Martin Robinson

Personal information
- Full name: Martin John Robinson
- Date of birth: 17 July 1957 (age 68)
- Place of birth: Ilford, England
- Height: 5 ft 8 in (1.73 m)
- Position: Striker

Senior career*
- Years: Team / Apps / (Gls)
- 1975–1978: Tottenham Hotspur / 6 / (2)
- 1978–1984: Charlton Athletic / 228 / (58)
- 1982–1982: Reading (loan) / 6 / (2)
- 1984–1987: Gillingham / 96 / (23)
- 1987–1989: Southend United / 56 / (14)
- 1989–?: Cambridge United / 16 / (1)
- Enfield

= Martin Robinson (footballer) =

English footballer (born 1957)

Martin John Robinson (born 17 July 1957) is an English former professional footballer who scored over 100 league goals in a career spanning over 15 years.

Starting his career as an apprentice with Tottenham Hotspur in 1975, he made just 6 appearances for the London club, scoring twice in 3 seasons at White Hart Lane.

He made a name for himself as a striker when moving across London to Charlton Athletic where he managed 58 goals in 228 games. After a brief loan spell at Reading (6 appearances, 2 goals), he hit his most prolific form when signed for Gillingham as he netted 23 goals in 96 games for the Priestfield club.

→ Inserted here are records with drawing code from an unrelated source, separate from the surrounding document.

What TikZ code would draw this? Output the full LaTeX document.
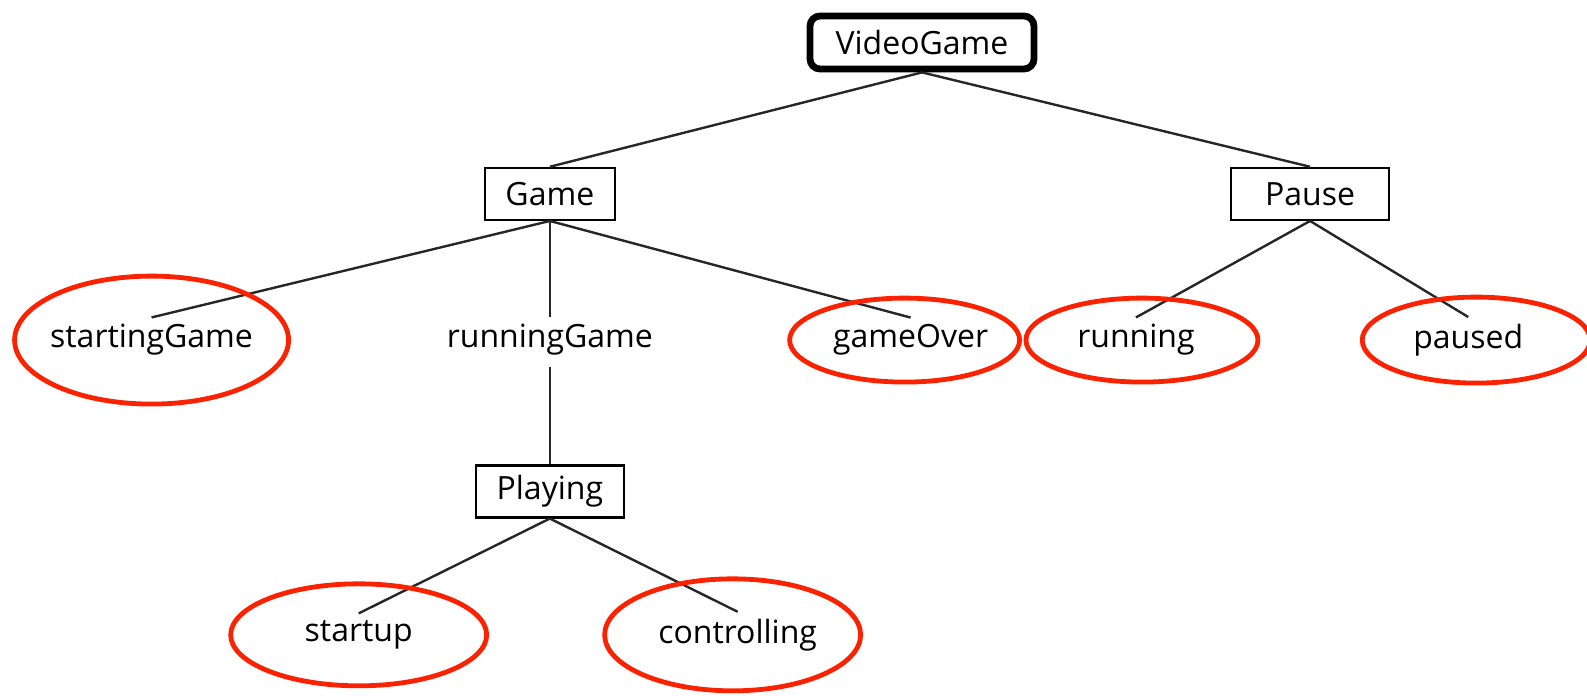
\documentclass[tikz,border=0pt]{standalone}
\usepackage{fontspec}
\setmainfont{Open Sans}
\usepackage{tikz}
\usetikzlibrary{shapes.geometric,positioning}
\definecolor{annotred}{RGB}{250,34,0}

\begin{document}
\begin{tikzpicture}[
        on grid,
        every node/.style={font=\fontsize{16pt}{19pt}\selectfont},
        statebox/.style={
            rectangle,
            draw=black,
            line width=1.1pt,
            minimum height=26pt,
            text centered
        },
        rootbox/.style={
            rectangle,
            rounded corners=5pt,
            draw=black,
            line width=3.4pt,
            minimum width=112pt,
            minimum height=26.5pt,
            text centered
        },
        leaf/.style={
            text centered
        },
        link/.style={
            line width=1.2pt,
            color=black!85
        },
        highlight/.style={
            ellipse,
            draw=annotred,
            line width=2.4pt
        }
    ]
    \useasboundingbox (-16.204,-11.468) rectangle (11.687,0.747);

    % Root state (top)
    \node[rootbox] (vg) at (0,0) {VideoGame};

    % Sub-states
    \node[statebox, minimum width=65pt, below left=2.66cm and 6.54cm of vg] (game) {Game};
    \node[statebox, minimum width=79pt, below right=2.66cm and 6.82cm of vg] (pause) {Pause};

    % Children of Game
    \node[leaf, below left=2.57cm and 7.00cm of game] (sg) {startingGame};
    \node[leaf, below=2.57cm of game] (rg) {runningGame};
    \node[leaf, below right=2.57cm and 6.34cm of game] (go) {gameOver};

    % Children of Pause
    \node[leaf, below left=2.57cm and 3.06cm of pause] (run) {running};
    \node[leaf, below right=2.57cm and 2.78cm of pause] (psd) {paused};

    % Playing and its children (bottom)
    \node[statebox, minimum width=74pt, below=2.66cm of rg] (play) {Playing};
    \node[leaf, below left=2.52cm and 3.36cm of play] (su) {startup};
    \node[leaf, below right=2.52cm and 3.30cm of play] (ctl) {controlling};

    % Tree edges
    \draw[link] (vg.south) -- (game.north);
    \draw[link] (vg.south) -- (pause.north);
    \draw[link] (game.south) -- (sg.north);
    \draw[link] (game.south) -- (rg.north);
    \draw[link] (game.south) -- (go.north);
    \draw[link] (pause.south) -- (run.north);
    \draw[link] (pause.south) -- (psd.north);
    \draw[link, shorten <=2pt] (rg.south) -- (play.north);
    \draw[link] (play.south) -- (su.north);
    \draw[link] (play.south) -- (ctl.north);

    % Red marks round the leaf states
    \node[highlight, minimum width=137pt, minimum height=64pt] (sgmark) at (sg) {};
    \node[highlight, minimum width=115pt, minimum height=42pt, xshift=-3pt] (gomark) at (go) {};
    \node[highlight, minimum width=116pt, minimum height=42pt, xshift=3pt] (runmark) at (run) {};
    \node[highlight, minimum width=114pt, minimum height=43pt, xshift=4pt] (psdmark) at (psd) {};
    \node[highlight, minimum width=128pt, minimum height=51pt] (sumark) at (su) {};
    \node[highlight, minimum width=128pt, minimum height=56pt, xshift=-2.5pt] (ctlmark) at (ctl) {};

    \end{tikzpicture}
\end{document}
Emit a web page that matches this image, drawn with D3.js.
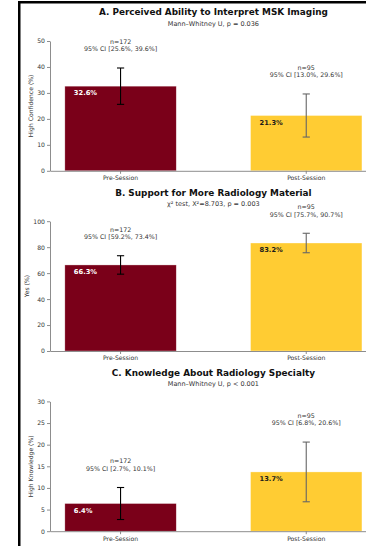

A spell at Southend United followed where he managed 14 goals, the last of which being his 100th league goal. He wound down his professional career with a season at Cambridge United where he made 16 appearances, scoring one league goal. He also scored the winning goal for the club in a League Cup second round, first leg game against First Division Derby County, beating England goalkeeper Peter Shilton.

After leaving the Abbey Stadium Robinson had a spell with Enfield.